Barrick Gold founder Peter Munk dies at 90
Peter Munk
Barrick Gold founder Peter Munk (Barrick supplied photo)

Mining mogul, entrepreneur and philanthropist Peter Munk, founder and chairman emeritus of Barrick Gold, died in Toronto, March 28. He was 90.

He founded Barrick in 1983 and built it into the world’s largest gold mining company in less than 25 years.

Born in Budapest in 1927, Munk escaped with his family from Nazi-occupied Hungary in 1944 and landed in Toronto at age 20 in 1949.

As an immigrant without social connections or command of English, Munk felt welcomed by his adopted country and would later profess a lifelong love of Canada in a 2011 remark.

“This is a country that does not ask about your origins but concerns itself with your destiny.”

A philanthropist, especially in his later years, Monk donated nearly $300 million to various causes and institutions including the Peter Munk Cardiac Centre at the Toronto General Hospital in 1997.

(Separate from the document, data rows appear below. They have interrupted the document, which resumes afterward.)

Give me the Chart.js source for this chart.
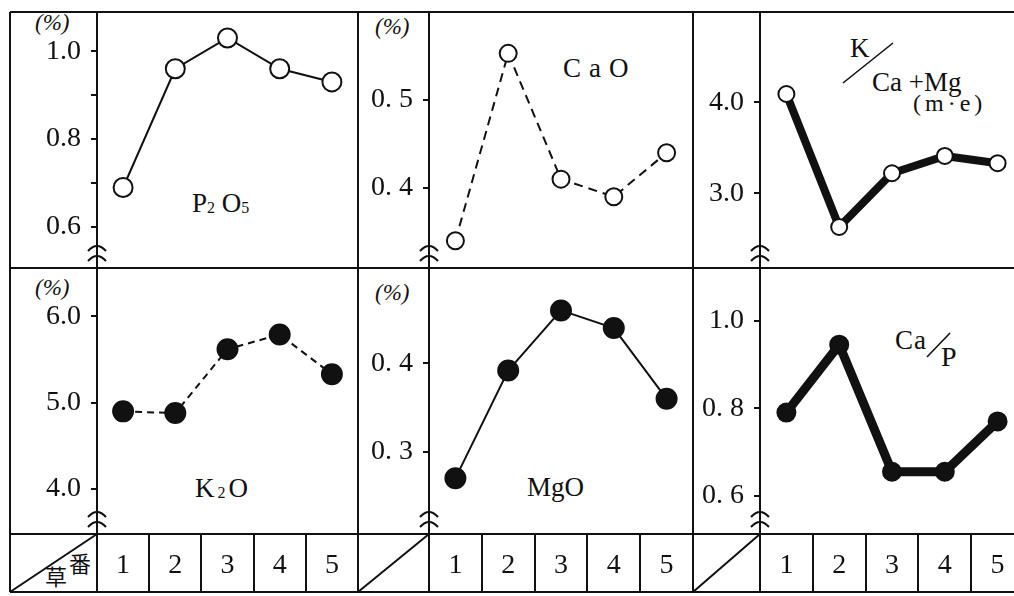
<!DOCTYPE html>
<html>
<head>
<meta charset="utf-8">
<script src="https://cdn.jsdelivr.net/npm/chart.js@4.4.0/dist/chart.umd.min.js"></script>
<style>
  html, body { margin: 0; padding: 0; background: #fff; overflow: hidden; width: 1014px; height: 596px; }
  #stage { position: relative; width: 1014px; height: 596px; overflow: hidden; }
  #stage canvas { position: absolute; }
  #frame { position: absolute; left: 0; top: 0; }
  .lbl { position: absolute; font-family: "Liberation Serif", serif; color: #111; white-space: nowrap; line-height: 1; font-size: 27px; }
  .pct { font-size: 23px; font-style: italic; }
  .cjk { font-family: "Noto Sans CJK JP", sans-serif; font-size: 22px; }
  sub { font-size: 16px; vertical-align: baseline; position: relative; top: 1px; }
</style>
</head>
<body>
<div id="stage">
  <svg id="frame" width="1014" height="596">
    <g stroke="#111" stroke-width="2" fill="none">
      <path d="M10 12 H1014 M10 268 H1014 M10 534 H1014 M10 592 H1014" />
      <path d="M10 12 V592 M358 12 V592 M693 12 V592" />
      <!-- header cell diagonals -->
      <path d="M10 592 L97 534 M358 592 L429 534 M693 592 L760 534" />
      <!-- slashes in the ratio titles -->
      <path d="M843 83 L893 43 M927 357 L950 333" stroke-width="1.6" />
    </g>
  </svg>

  <!-- panel titles and units -->
  <div class="lbl pct" style="left:35px;top:11px">(%)</div>
  <div class="lbl pct" style="left:375px;top:15px">(%)</div>
  <div class="lbl pct" style="left:35px;top:276px">(%)</div>
  <div class="lbl pct" style="left:375px;top:281px">(%)</div>

  <div class="lbl" style="left:192px;top:190px">P<sub>2</sub> O<sub>5</sub></div>
  <div class="lbl" style="left:563px;top:55px;letter-spacing:8px">CaO</div>
  <div class="lbl" style="left:850px;top:35px">K</div>
  <div class="lbl" style="left:872px;top:69px">Ca +Mg</div>
  <div class="lbl" style="left:913px;top:91px;font-size:24px;letter-spacing:4px">(m·e)</div>
  <div class="lbl" style="left:895px;top:327px;letter-spacing:1px">Ca</div>
  <div class="lbl" style="left:941px;top:343px;font-size:28px">P</div>
  <div class="lbl" style="left:195px;top:475px;letter-spacing:3px">K<sub>2</sub>O</div>
  <div class="lbl" style="left:527px;top:474px">MgO</div>

  <div class="lbl cjk" style="left:69px;top:551px">番</div>
  <div class="lbl cjk" style="left:45px;top:564px">草</div>
</div>

<script>
/**
 * Six small line panels (cutting number 1-5) drawn with Chart.js
 */

const ink = "#111";
const serif = "'Liberation Serif', serif";

// Cutting number (x categories, shared)
const categories = ["1", "2", "3", "4", "5"];

// P2O5 (%)
const p2o5Values = [0.69, 0.96, 1.03, 0.96, 0.93];
const p2o5Ticks = [0.6, 0.7, 0.8, 0.9, 1.0];
const p2o5TickLabels = ["0.6", "", "0.8", "", "1.0"];

// CaO (%)
const caoValues = [0.34, 0.553, 0.41, 0.39, 0.44];
const caoTicks = [0.4, 0.5];
const caoTickLabels = ["0. 4", "0. 5"];

// K / (Ca + Mg)  (m.e)
const kCaMgValues = [4.09, 2.63, 3.22, 3.41, 3.33];
const kCaMgTicks = [3.0, 4.0];
const kCaMgTickLabels = ["3.0", "4.0"];

// K2O (%)
const k2oValues = [4.9, 4.88, 5.62, 5.79, 5.33];
const k2oTicks = [4.0, 5.0, 6.0];
const k2oTickLabels = ["4.0", "5.0", "6.0"];

// MgO (%)
const mgoValues = [0.27, 0.392, 0.46, 0.44, 0.36];
const mgoTicks = [0.3, 0.4];
const mgoTickLabels = ["0. 3", "0. 4"];

// Ca / P
const caPValues = [0.79, 0.945, 0.655, 0.655, 0.77];
const caPTicks = [0.6, 0.8, 1.0];
const caPTickLabels = ["0. 6", "0. 8", "1.0"];

// Panel layout: left edge, y-axis x, right edge, top, bottom of plot
const panels = [
  { left: 10, axisX: 97, right: 358, top: 12, bottom: 268, table: false,
    values: p2o5Values, ticks: p2o5Ticks, labels: p2o5TickLabels, range: [0.507, 1.089],
    marker: "open", lineWidth: 2, dash: [], radius: 9.5 },
  { left: 358, axisX: 429, right: 693, top: 12, bottom: 268, table: false,
    values: caoValues, ticks: caoTicks, labels: caoTickLabels, range: [0.309, 0.6],
    marker: "open", lineWidth: 2, dash: [9, 6], radius: 8.5 },
  { left: 693, axisX: 760, right: 1024, top: 12, bottom: 268, table: false,
    values: kCaMgValues, ticks: kCaMgTicks, labels: kCaMgTickLabels, range: [2.18, 4.99],
    marker: "open", lineWidth: 8, dash: [], radius: 8 },
  { left: 10, axisX: 97, right: 358, top: 268, bottom: 534, table: true,
    values: k2oValues, ticks: k2oTicks, labels: k2oTickLabels, range: [3.48, 6.56],
    marker: "filled", lineWidth: 2, dash: [7, 5], radius: 10 },
  { left: 358, axisX: 429, right: 693, top: 268, bottom: 534, table: true,
    values: mgoValues, ticks: mgoTicks, labels: mgoTickLabels, range: [0.207, 0.508],
    marker: "filled", lineWidth: 2, dash: [], radius: 10 },
  { left: 693, axisX: 760, right: 1024, top: 268, bottom: 534, table: true,
    values: caPValues, ticks: caPTicks, labels: caPTickLabels, range: [0.513, 1.12],
    marker: "filled", lineWidth: 9, dash: [], radius: 9 },
];

const TABLE_H = 58;

// Axis break sign (two little arcs at the foot of the y axis)
const breakMark = {
  id: "breakMark",
  afterDraw(chart) {
    const { ctx, chartArea } = chart;
    const x = chartArea.left;
    ctx.save();
    ctx.strokeStyle = ink;
    ctx.lineWidth = 2;
    [22, 12].forEach((off) => {
      const y = chartArea.bottom - off;
      ctx.beginPath();
      ctx.moveTo(x - 9, y + 5);
      ctx.quadraticCurveTo(x, y - 5, x + 9, y + 5);
      ctx.stroke();
    });
    ctx.restore();
  },
};

function makePanel(p) {
  const canvas = document.createElement("canvas");
  canvas.width = p.right - p.left;
  canvas.height = p.bottom - p.top + (p.table ? TABLE_H : 0);
  canvas.style.left = p.left + "px";
  canvas.style.top = p.top + "px";
  document.getElementById("stage").appendChild(canvas);

  const thick = p.lineWidth > 4;

  const xScale = p.table
    ? {
        offset: true,
        afterFit: (s) => {
          s.height = TABLE_H;
          s.paddingLeft = 0;
          s.paddingRight = 0;
        },
        grid: { offset: true, drawOnChartArea: false, tickLength: TABLE_H, color: ink, lineWidth: 2 },
        border: { display: true, color: ink, width: 2 },
        ticks: { color: ink, font: { family: serif, size: 28 }, padding: -43, maxRotation: 0, autoSkip: false },
      }
    : { display: false, offset: true };

  return new Chart(canvas, {
    type: "line",
    data: {
      labels: categories,
      datasets: [
        {
          data: p.values,
          borderColor: ink,
          borderWidth: p.lineWidth,
          borderDash: p.dash,
          borderJoinStyle: thick ? "round" : "miter",
          borderCapStyle: thick ? "round" : "butt",
          tension: 0,
          pointRadius: p.radius,
          pointBorderWidth: 2,
          pointBorderColor: ink,
          pointBackgroundColor: p.marker === "filled" ? ink : "#fff",
          clip: false,
        },
      ],
    },
    options: {
      responsive: false,
      animation: false,
      devicePixelRatio: 1,
      layout: { padding: 0, autoPadding: false },
      events: [],
      plugins: { legend: { display: false }, tooltip: { enabled: false } },
      scales: {
        x: xScale,
        y: {
          type: "linear",
          min: p.range[0],
          max: p.range[1],
          afterBuildTicks: (s) => {
            s.ticks = p.ticks.map((v) => ({ value: v }));
          },
          afterFit: (s) => {
            s.width = p.axisX - p.left;
            s.paddingTop = 0;
            s.paddingBottom = 0;
          },
          grid: { drawOnChartArea: false, tickLength: 6, color: ink, lineWidth: 2 },
          border: { display: true, color: ink, width: 2 },
          ticks: {
            color: ink,
            font: { family: serif, size: 28 },
            padding: 10,
            callback: (v, i) => p.labels[i],
          },
        },
      },
    },
    plugins: [breakMark],
  });
}

panels.forEach(makePanel);
</script>
</body>
</html>
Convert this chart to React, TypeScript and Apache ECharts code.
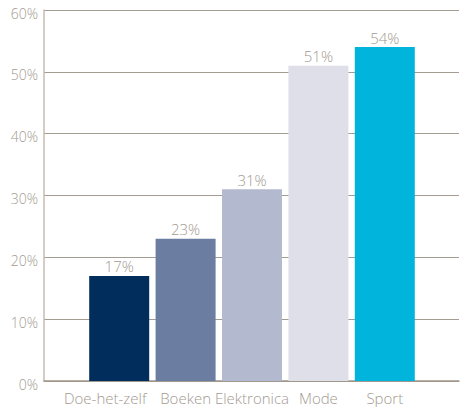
import React, { useEffect, useRef } from "react";
import * as echarts from "echarts";

const categories = ["Doe-het-zelf", "Boeken", "Elektronica", "Mode", "Sport"];
const values = [17, 23, 31, 51, 54];
const barColors = ["#002d5b", "#6b7ea2", "#b3b9cf", "#dfdfea", "#00b4dc"];
const yTicks = [0, 10, 20, 30, 40, 50, 60];

const textColor = "#a39a91";
const font = "'Open Sans', sans-serif";

export default function App() {
  const ref = useRef<HTMLDivElement>(null);
  useEffect(() => {
    if (!ref.current) return;
    const chart = echarts.init(ref.current, undefined, { renderer: "svg" });
    chart.setOption({
      animation: false,
      grid: [
        { left: 44, right: 1, top: 10, bottom: 28, containLabel: false },
        { left: 86, right: 42, top: 10, bottom: 28, containLabel: false },
      ],
      xAxis: [
        {
          gridIndex: 0,
          type: "category",
          data: [""],
          axisLine: { show: true, lineStyle: { color: "#9f968b", width: 1.5 } },
          axisTick: { show: false },
          axisLabel: { show: false },
        },
        {
          gridIndex: 1,
          type: "category",
          data: categories.map((c, i) =>
            i === 0 ? { value: c, textStyle: { padding: [0, 28, 0, 0] } } : c
          ),
          axisLine: { show: false },
          axisTick: { show: false },
          axisLabel: {
            color: textColor,
            fontFamily: font,
            fontSize: 15,
            fontWeight: 300,
            margin: 9,
            interval: 0,
          },
        },
      ],
      yAxis: [
        {
          gridIndex: 0,
          type: "value",
          min: yTicks[0],
          max: yTicks[yTicks.length - 1],
          interval: 10,
          axisLine: { show: true, lineStyle: { color: "#c6bdb3", width: 1.5 } },
          axisTick: { show: false },
          splitLine: { show: true, lineStyle: { color: "#a59c91", width: 1 } },
          axisLabel: {
            color: textColor,
            fontFamily: font,
            fontSize: 14,
            fontWeight: 300,
            margin: 6,
            formatter: (v: number) => "{a|" + v + "%}",
            rich: {
              a: {
                color: textColor,
                fontFamily: font,
                fontSize: 14,
                padding: [6, 0, 0, 0],
              },
            },
          },
        },
        {
          gridIndex: 1,
          type: "value",
          min: yTicks[0],
          max: yTicks[yTicks.length - 1],
          show: false,
          splitLine: { show: false },
        },
      ],
      series: [
        {
          type: "bar",
          xAxisIndex: 1,
          yAxisIndex: 1,
          barWidth: 60,
          data: values.map((v, i) => ({ value: v, itemStyle: { color: barColors[i] } })),
          label: {
            show: true,
            position: "top",
            distance: 2,
            color: textColor,
            fontFamily: font,
            fontSize: 15,
            fontWeight: 300,
            formatter: (p: any) => p.value + "%",
          },
        },
      ],
    });
    return () => chart.dispose();
  }, []);
  return (
    <div
      ref={ref}
      style={{ position: "absolute", left: 0, top: 0, width: 460, height: 409 }}
    />
  );
}
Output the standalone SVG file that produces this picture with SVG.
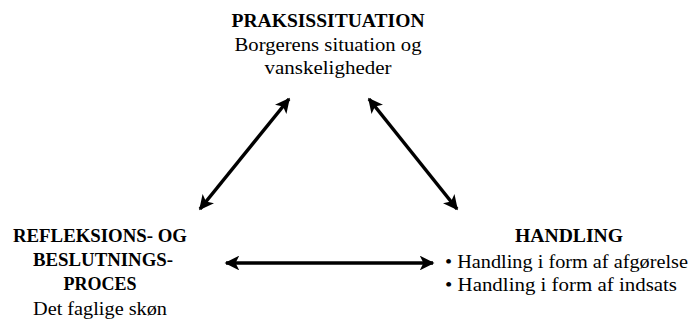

He gave more than $175 million to the hospital, including a $100 million contribution in 2017 that remains the largest single gift ever made to a Canadian hospital.

A graduate of the University of Toronto, Munk gave the institution $47 million to create what has become Canada’s pre-eminent degree-granting institution for the research and study of global affairs, the Munk School of Global Affairs.

In 2008, he founded The Munk Debates, which quickly became Canada’s most important public policy debate series, bringing the world’s brightest minds together to debate the biggest issues of our time.

Over his life, he received numerous awards and honours, including honorary doctorates from the University of Toronto, Concordia University, Bishop’s University, and the Technion-Israel Institute of Technology.

In 2008, he was named a Companion of the Order of Canada, the country’s highest civilian honour, limited to no more than 165 living Canadians at any one time.

Munk is survived by Melanie, his wife of forty-five years; by his five children, Anthony, Nina, Marc-David, Natalie, and Cheyne; and by his fourteen grandchildren.

Headquartered in Toronto, Barrick has mining operations in Argentina, Australia, Canada, Chile, the Dominican Republic, Papua New Guinea, Peru, Saudi Arabia, the United States and Zambia. The Hemlo property in Northern Ontario consists of Williams, an underground and open pit mine, located 350 kilometres east of Thunder Bay.